Los medios de comunicación, en especial los audiovisuales, echarán de menos al estrambótico personaje. En un mundo donde predomina el gris parduzco, un líder como Hugo Chávez proporcionaba momentos de auténtica gloria –su propia gloria- que era disfrutada con fruición por los que habitualmente bostezamos con las declaraciones de los políticos. Hugo Chávez, muerto ayer en loor de la multitud relativa que lo encumbró y no tuvo tiempo para aborrecerle lo suficiente, no era Ana Mato. Aquel jamás hubiera rehuido una rueda de prensa porque en ellas se crecía. Nuestra tímida ministra de Sanidad es como el tímido ratoncillo que trata de que no le quiten el queso que se ha llevado de la cocina, y por eso no quiere que le hagan preguntas. El presidente venezolano hubiera contestado a todas… a su manera.
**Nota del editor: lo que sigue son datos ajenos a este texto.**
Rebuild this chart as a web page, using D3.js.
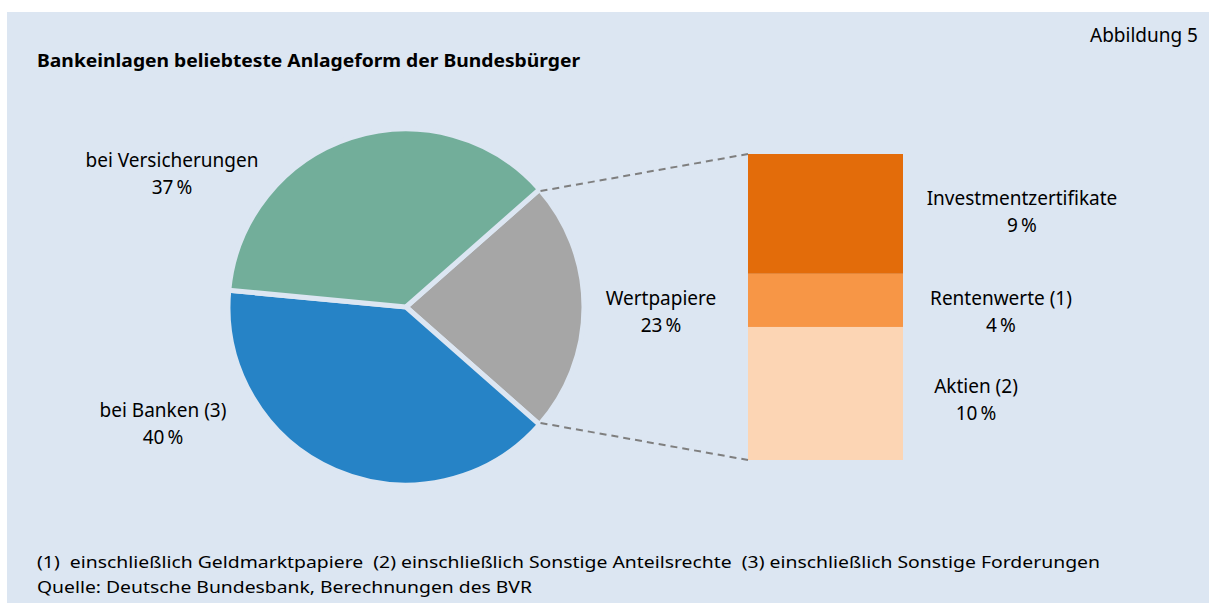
<!DOCTYPE html>
<html>
<head>
<meta charset="utf-8">
<script src="https://cdn.jsdelivr.net/npm/d3@7"></script>
<style>
  body { margin: 0; background: #fff; }
  text { font-family: "Noto Sans", "Open Sans", sans-serif; fill: #000; white-space: pre; }
</style>
</head>
<body>
<div id="chart"></div>
<script>
/* Pie with exploded bar: Anlageformen der Bundesbürger */

// pie slices (percent of total)
const pieNames = ["Wertpapiere", "bei Banken (3)", "bei Versicherungen"];
const pieValues = [23, 40, 37];
const pieColors = ["#a6a6a6", "#2683c6", "#72ae9a"];

// breakdown of Wertpapiere, bottom to top
const barNames = ["Aktien (2)", "Rentenwerte (1)", "Investmentzertifikate"];
const barValues = [10, 4, 9];
const barColors = ["#fcd5b4", "#f79646", "#e36c0a"];

const width = 1209, height = 603;
const bg = "#dce6f2";
const pct = v => v + "\u2009%";

let svg = d3.select("#chart")
    .append("svg")
    .attr("width", width)
    .attr("height", height);

svg.append("rect")
    .attr("x", 7).attr("y", 12)
    .attr("width", width - 7).attr("height", height - 12)
    .attr("fill", bg);

// title + figure number
svg.append("text")
    .attr("x", 37).attr("y", 67)
    .attr("font-size", 18).attr("font-weight", "bold")
    .attr("textLength", 543).attr("lengthAdjust", "spacingAndGlyphs")
    .text("Bankeinlagen beliebteste Anlageform der Bundesbürger");

svg.append("text")
    .attr("x", 1198).attr("y", 42)
    .attr("text-anchor", "end")
    .attr("font-size", 19)
    .text("Abbildung 5");

// ---- pie ----
const cx = 406, cy = 307, r = 178;
const total = d3.sum(pieValues);
// gray slice centred on the right (3 o'clock)
const start = Math.PI / 2 - (pieValues[0] / total) * Math.PI;

const pie = d3.pie()
    .sort(null)
    .value(d => d)
    .startAngle(start)
    .endAngle(start + 2 * Math.PI);

const arcs = pie(pieValues);
const arc = d3.arc().innerRadius(0).outerRadius(r);

const pieG = svg.append("g")
    .attr("transform", `translate(${cx},${cy})`);

pieG.selectAll("path")
    .data(arcs)
    .join("path")
    .attr("d", arc)
    .attr("fill", (d, i) => pieColors[i])
    .attr("stroke", bg)
    .attr("stroke-width", 5)
    .attr("stroke-linejoin", "miter");

// ---- stacked bar ----
const barX = 748, barW = 155;
let y = d3.scaleLinear()
    .domain([0, d3.sum(barValues)])
    .range([460, 154]);

const cum = d3.cumsum(barValues);
const segs = barValues.map((v, i) => ({
    name: barNames[i], value: v, y0: cum[i] - v, y1: cum[i], color: barColors[i]
}));

svg.selectAll(".seg")
    .data(segs)
    .join("rect")
    .attr("class", "seg")
    .attr("x", barX)
    .attr("width", barW)
    .attr("y", d => y(d.y1))
    .attr("height", d => y(d.y0) - y(d.y1))
    .attr("fill", d => d.color);

// connector lines from gray slice corners to bar corners
const gray = arcs[0];
const pt = a => [cx + r * Math.sin(a) * 0.985, cy - r * Math.cos(a) * 0.985];
const p1 = pt(gray.startAngle), p2 = pt(gray.endAngle);
[[p1, [barX, y(d3.sum(barValues))]], [p2, [barX, y(0)]]].forEach(([a, b]) => {
    svg.append("line")
        .attr("x1", a[0] + 3).attr("y1", a[1])
        .attr("x2", b[0]).attr("y2", b[1])
        .attr("stroke", "#7f7f7f")
        .attr("stroke-width", 2)
        .attr("stroke-dasharray", "7,5");
});

// ---- labels ----
const fs = 19;
function label(x, y0, lines) {
    const t = svg.append("text")
        .attr("text-anchor", "middle")
        .attr("font-size", fs);
    lines.forEach((s, i) => {
        t.append("tspan").attr("x", x).attr("y", y0 + i * 27).text(s);
    });
}

label(172, 167, [pieNames[2], pct(pieValues[2])]);
label(163, 417, [pieNames[1], pct(pieValues[1])]);
label(661, 305, [pieNames[0], pct(pieValues[0])]);

label(1022, 205, [barNames[2], pct(barValues[2])]);
label(1001, 305, [barNames[1], pct(barValues[1])]);
label(976, 393, [barNames[0], pct(barValues[0])]);

// footnotes
svg.append("text")
    .attr("x", 37).attr("y", 568)
    .attr("font-size", 17)
    .attr("textLength", 1063).attr("lengthAdjust", "spacingAndGlyphs")
    .text("(1)  einschließlich Geldmarktpapiere  (2) einschließlich Sonstige Anteilsrechte  (3) einschließlich Sonstige Forderungen");

svg.append("text")
    .attr("x", 37).attr("y", 593)
    .attr("font-size", 17)
    .attr("textLength", 495).attr("lengthAdjust", "spacingAndGlyphs")
    .text("Quelle: Deutsche Bundesbank, Berechnungen des BVR");
</script>
</body>
</html>
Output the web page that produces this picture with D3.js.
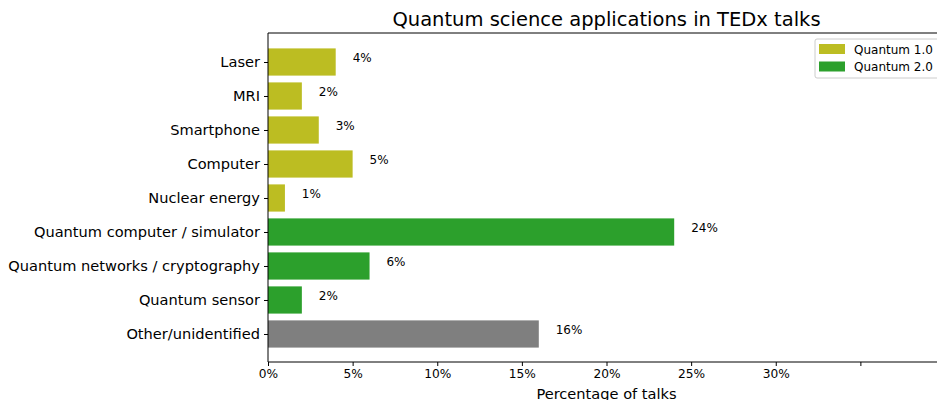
<!DOCTYPE html>
<html>
<head>
<meta charset="utf-8">
<script src="https://cdn.jsdelivr.net/npm/d3@7"></script>
<style>
  body { margin: 0; background: #fff; }
  svg { font-family: "DejaVu Sans", sans-serif; }
</style>
</head>
<body>
<div id="chart"></div>
<script>
// data
var categories = ["Laser", "MRI", "Smartphone", "Computer", "Nuclear energy",
    "Quantum computer / simulator", "Quantum networks / cryptography",
    "Quantum sensor", "Other/unidentified"];
var values = [4, 2, 3, 5, 1, 24, 6, 2, 16];
var groups = ["q1", "q1", "q1", "q1", "q1", "q2", "q2", "q2", "other"];
var xTicks = [0, 5, 10, 15, 20, 25, 30, 35];
var xTickLabels = ["0%", "5%", "10%", "15%", "20%", "25%", "30%", ""];
var legendNames = ["Quantum 1.0", "Quantum 2.0"];

var colors = { q1: "#bcbd22", q2: "#2ca02c", other: "#7f7f7f" };

var svgWidth = 937, svgHeight = 400;
var margin = { top: 33, left: 268 };
var plotWidth = 677, plotHeight = 329;

var svg = d3.select("#chart")
    .append("svg")
    .attr("width", svgWidth)
    .attr("height", svgHeight);

var chartGroup = svg.append("g")
    .attr("transform", `translate(${margin.left}, ${margin.top})`);

// scales
var xScale = d3.scaleLinear().domain([0, 40]).range([0, plotWidth]);
var yScale = d3.scaleLinear().domain([-0.853, 8.824]).range([0, plotHeight]);
var barH = yScale(0.4) - yScale(-0.4);

// bars
chartGroup.selectAll("rect.bar")
    .data(values)
    .enter()
    .append("rect")
    .attr("class", "bar")
    .attr("x", xScale(0))
    .attr("y", function(d, i) { return yScale(i) - barH / 2; })
    .attr("width", function(d) { return xScale(d) - xScale(0); })
    .attr("height", barH)
    .attr("fill", function(d, i) { return colors[groups[i]]; });

// value labels
chartGroup.selectAll("text.val")
    .data(values)
    .enter()
    .append("text")
    .attr("class", "val")
    .attr("x", function(d) { return xScale(d + 1); })
    .attr("y", function(d, i) { return yScale(i); })
    .attr("font-size", "12px")
    .attr("fill", "#000")
    .text(function(d) { return d + "%"; });

// x axis
var xAxis = d3.axisBottom(xScale)
    .tickValues(xTicks)
    .tickFormat(function(d, i) { return xTickLabels[i]; })
    .tickSize(4)
    .tickPadding(3.5);
var gx = chartGroup.append("g")
    .attr("transform", `translate(0, ${plotHeight})`)
    .call(xAxis);
gx.select(".domain").remove();
gx.selectAll("text").attr("font-size", "12.2px").attr("font-family", "DejaVu Sans").attr("fill", "#000");

// y axis
var yAxis = d3.axisLeft(yScale)
    .tickValues(d3.range(categories.length))
    .tickFormat(function(d) { return categories[d]; })
    .tickSize(4)
    .tickPadding(4);
var gy = chartGroup.append("g").call(yAxis);
gy.select(".domain").remove();
gy.selectAll("text").attr("font-size", "14.6px").attr("font-family", "DejaVu Sans").attr("fill", "#000");

// spines
chartGroup.append("line").attr("x1", 0).attr("x2", 0).attr("y1", 0).attr("y2", plotHeight)
    .attr("stroke", "#000").attr("stroke-width", 1);
chartGroup.append("line").attr("x1", 0).attr("x2", plotWidth).attr("y1", 0).attr("y2", 0)
    .attr("stroke", "#000").attr("stroke-width", 1);
chartGroup.append("line").attr("x1", 0).attr("x2", plotWidth).attr("y1", plotHeight).attr("y2", plotHeight)
    .attr("stroke", "#000").attr("stroke-width", 1);

// title + axis label
svg.append("text")
    .attr("x", margin.left + plotWidth / 2)
    .attr("y", 26)
    .attr("text-anchor", "middle")
    .attr("font-size", "19.5px")
    .text("Quantum science applications in TEDx talks");

svg.append("text")
    .attr("x", margin.left + plotWidth / 2)
    .attr("y", 399)
    .attr("text-anchor", "middle")
    .attr("font-size", "14.6px")
    .text("Percentage of talks");

// legend
var legend = svg.append("g").attr("transform", "translate(815, 39)");
legend.append("rect")
    .attr("x", 0).attr("y", 0).attr("width", 130).attr("height", 39)
    .attr("rx", 2).attr("fill", "#fff").attr("stroke", "#ccc");
legend.selectAll("rect.sw")
    .data(legendNames)
    .enter()
    .append("rect")
    .attr("class", "sw")
    .attr("x", 4)
    .attr("y", function(d, i) { return 5 + i * 17.5; })
    .attr("width", 26)
    .attr("height", 10)
    .attr("fill", function(d, i) { return i === 0 ? colors.q1 : colors.q2; });
legend.selectAll("text.lg")
    .data(legendNames)
    .enter()
    .append("text")
    .attr("class", "lg")
    .attr("x", 39)
    .attr("y", function(d, i) { return 14.5 + i * 17.5; })
    .attr("font-size", "12px")
    .text(function(d) { return d; });
</script>
</body>
</html>
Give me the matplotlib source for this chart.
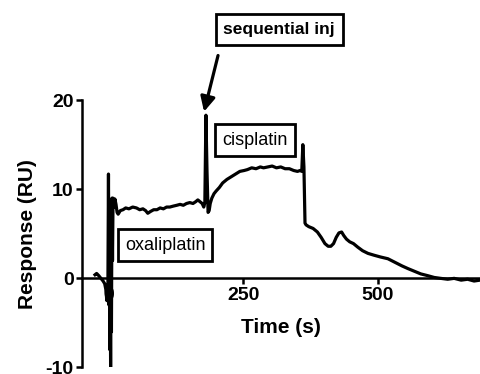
import matplotlib.pyplot as plt

plt.rcParams['font.family'] = ['Liberation Sans', 'DejaVu Sans']
plt.rcParams['axes.unicode_minus'] = False

# sensorgram (time in s, response in RU)
time_s = [-25, -22, -18, -14, -10, -7, -5, -3, -1, 0, 1, 1.5, 2.5, 3, 4, 5,
          5.5, 6.5, 7.5, 8.5, 10, 12, 14, 16, 18, 22, 27, 32, 38, 45, 52, 58,
          64, 69, 73, 78, 84, 90, 96, 102, 108, 114, 120, 127, 133, 139, 145,
          151, 157, 162, 166, 170, 174, 177, 179, 181, 183, 185, 187, 189, 192,
          196, 200, 206, 212, 220, 228, 236, 244, 252, 258, 266, 274, 282, 288,
          296, 304, 312, 320, 328, 336, 344, 351, 356, 359, 361, 363, 365, 367,
          372, 380, 388, 395, 402, 408, 413, 418, 423, 428, 433, 437, 442, 448,
          455, 463, 472, 482, 493, 505, 519, 532, 545, 556, 568, 580, 593, 605,
          617, 630, 642, 655, 667, 679, 690]
response = [0.4, 0.55, 0.3, 0.0, -0.3, -0.6, -1.2, -2.5, -0.5, 11.7, -3, 6,
            -8, 4, -10.1, 8, -6, 9, 2, 9, 8.0, 8.9, 8.3, 7.4, 7.2, 7.6, 7.7,
            7.9, 7.8, 8.0, 7.9, 7.7, 7.8, 7.6, 7.3, 7.5, 7.7, 7.7, 7.9, 7.8,
            8.0, 8.0, 8.1, 8.2, 8.3, 8.2, 8.4, 8.5, 8.4, 8.6, 8.8, 8.6, 8.4,
            8.0, 8.5, 18.3, 12, 7.4, 7.6, 8.4, 9.0, 9.5, 9.8, 10.2, 10.7, 11.1,
            11.4, 11.7, 12.0, 12.1, 12.2, 12.4, 12.3, 12.5, 12.4, 12.5, 12.6,
            12.4, 12.5, 12.3, 12.3, 12.1, 12.0, 12.1, 12.0, 15.0, 12.5, 6.2,
            6.0, 5.8, 5.6, 5.2, 4.6, 3.9, 3.6, 3.6, 3.9, 4.6, 5.1, 5.2, 4.8,
            4.4, 4.1, 3.9, 3.5, 3.1, 2.8, 2.6, 2.4, 2.2, 1.8, 1.4, 1.1, 0.8,
            0.5, 0.3, 0.1, 0.0, -0.1, 0.0, -0.2, -0.1, -0.3, -0.2]

x_ticks = [0, 250, 500]
y_ticks = [-10, 0, 10, 20]

fig = plt.figure(figsize=(4.8, 3.74), dpi=100)
ax = fig.add_axes([0.171, 0.0174, 0.829, 0.715])

ax.plot(time_s, response, color='black', lw=2.3, solid_joinstyle='round')

ax.set_xlim(-49, 690)
ax.set_ylim(-10, 20)
ax.set_xticks(x_ticks)
ax.set_yticks(y_ticks)

for side in ['top', 'right']:
    ax.spines[side].set_visible(False)
ax.spines['bottom'].set_position(('data', 0))
ax.spines['left'].set_bounds(-10, 20)
for side in ['left', 'bottom']:
    ax.spines[side].set_linewidth(1.8)

ax.tick_params(direction='out', length=4.5, width=1.8, labelsize=14, pad=1.5)
for lab in ax.get_xticklabels() + ax.get_yticklabels():
    lab.set_fontweight('bold')

ax.set_ylabel('Response (RU)', fontsize=15, fontweight='bold', labelpad=6)
ax.set_xlabel('Time (s)', fontsize=15, fontweight='bold')
ax.xaxis.set_label_coords(0.5, 0.185)

box = dict(boxstyle='square,pad=0.4', fc='white', ec='black', lw=2)
ax.text(105, 3.74, 'oxaliplatin', fontsize=13, ha='center', va='center', bbox=box)
ax.text(272, 15.5, 'cisplatin', fontsize=13, ha='center', va='center', bbox=box)
ax.text(317, 27.9, 'sequential inj', fontsize=12.5, fontweight='bold',
        ha='center', va='center', clip_on=False,
        bbox=dict(boxstyle='square,pad=0.45', fc='white', ec='black', lw=2))
ax.annotate('', xy=(177.5, 18.7), xytext=(203.5, 25.0),
            arrowprops=dict(arrowstyle='-|>', color='black', lw=2.3,
                            mutation_scale=22, shrinkA=0, shrinkB=0),
            annotation_clip=False)

fig.savefig('out.png', dpi=100)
Chávez, como histrión, como personaje de tragicomedia, solo tenía un parangón contemporáneo en Fidel Castro y Gadafi. Era un auténtico líder, inteligente, oportunista, excéntrico, ocurrente y hasta, en ocasiones, simpático. De militar de derechas se convirtió en cabeza pensante y rectora de un movimiento amalgamado de ideas marxistas mal digeridas, nacionalismo burgués, militarismo y hasta santería. Resultaba curioso comprobar cómo esa inconexión ideológica podía aglutinarse con el engrudo de un verbo exaltado y eficaz y ciertas pruebas de su pretendida “eficacia pragmática” en la defensa de los derechos de los humildes. Dos ejemplos: durante sus años en el poder el analfabetismo quedó erradicado en el país y la asistencia sanitaria se hizo general y gratuita. Algo había que darle al pueblo –no sólo salsa- para que lo considerara algo así como el segundo padre de la patria venezolana, después de Bolívar. Por eso fue el presidente más votado de la historia de Venezuela en las elecciones de 1998.
Nada le interesaba al férreo dictador que se hablara de su enriquecimiento personal, de las supuestas relaciones de sus más directos colaboradores con el narcotráfico, de su implacable persecución de la disidencia; y por eso anuló prácticamente la libertad de expresión, expropiando y controlando la mayoría de los medios de comunicación. Su nada disimulado narcisismo le llevó a tener un programa propio de televisión, en el que cada semana hablaba de sí mismo, de sus ideas de futuro para la república bolivariana, y arremetía contra “los enemigos tradicionales de la patria”; en especial a los que se refería como “imperialistas yanquis”. Otra prueba de que toda dictadura debe tener su bestia negra para llevar a cabo acciones que, de otro modo, no tendrían ninguna justificación.
Queda para la Historia el tono y la forma de la frase que pronunció en un mitin para amenazar con una guerra a su vecino más odiado: “Muévame de inmediato diez batallones a la frontera con Colombia, señor ministro de Defensa”.
Sus relaciones con España fueron peor que medianas desde que José María Aznar apoyara tácitamente el golpe de estado, en 2002, que lo mantuvo apartado del poder durante dos días. Este mal ambiente tuvo su máxima expresión cuando el rey de España lo mandó callar en la Cumbre Iberoamericana de 2009, celebrada en Chile, ante las diatribas que Chávez estaba lanzando contra el ex presidente del gobierno español, en medio de una sesión plenaria. Desde entonces las más de cien empresas españolas con presencia en Venezuela temieron que el “gorila rojo” –como lo llamaban sus detractores- pudiera ordenar su expropiación “en función del interés nacional”.
Como ocurre cada vez que muere un dictador, carismático o no, su desaparición no implica un traspaso de poderes fácil ni exento de tensiones. La camarilla que lo acompañaba, los intereses creados en torno a su figura, no desaparecen con su muerte.
El peronismo ha sobrevivido muchas décadas a sus artífices, Eva y Juan Domingo Perón. Y es previsible que el castrismo siga el mismo camino.
Son muchos los que ansían que la estela de azufre del populismo chavista no perdure tanto.